Quick update on this; I found that process pool actually slowed this code down! (by about an order of magnitude)
So basically I'm doing:
loop over dates
generate possible grid points for a given date
And then this code:
Code:
grid_possibles = list(itertools.product(*grid_points))
if use_process_pool:
with ProcessPoolExecutor() as pool:
results = pool.map(
neg_return_with_risk_penalty_and_costs,
grid_possibles,
itertools.repeat(optimisation_parameters)
)
else:
results = map(neg_return_with_risk_penalty_and_costs,
grid_possibles,
itertools.repeat(optimisation_parameters))
Since each evaluation is doing something fairly short and simple, I think the overhead of spinning up a new process for each grid point is far exceeding the benefits from parallel execution.
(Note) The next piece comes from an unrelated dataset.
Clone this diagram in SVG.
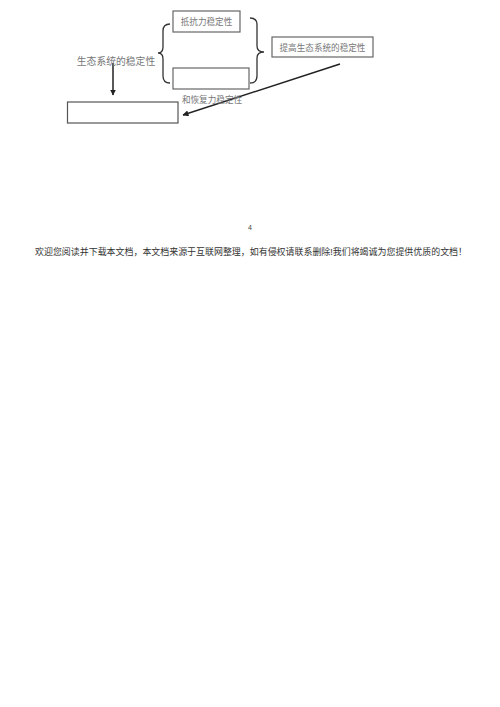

Process pool would probably be faster if I did the pool.map on each individual date, but because I'm using a trading cost penalty I need to evaluate them in date order, knowing what the positions were yesterday. So I can't do:
Code:
with ProcessPoolExecutor() as pool:
results = pool.map(
find_optimal_portfolio_for_date,
list_of_dates,
itertools.repeat(optimisation_parameters)
)
What I did find *much* faster was ensuring the code that run the evaluation of each point was in a single file all by itself, rather than clumped together with loads of other stuff. I'm guessing that map creates a copy of the entire name space around neg_return_with_risk_penalty_and_costs for each call, which obviously will be much smaller if that function is in a file by itself. I found this out entirely by accident, having written all my research code in a single massive file and then when refactoring it into smaller files.... which goes to prove "Refactor then optimise" is the way to go.
GAT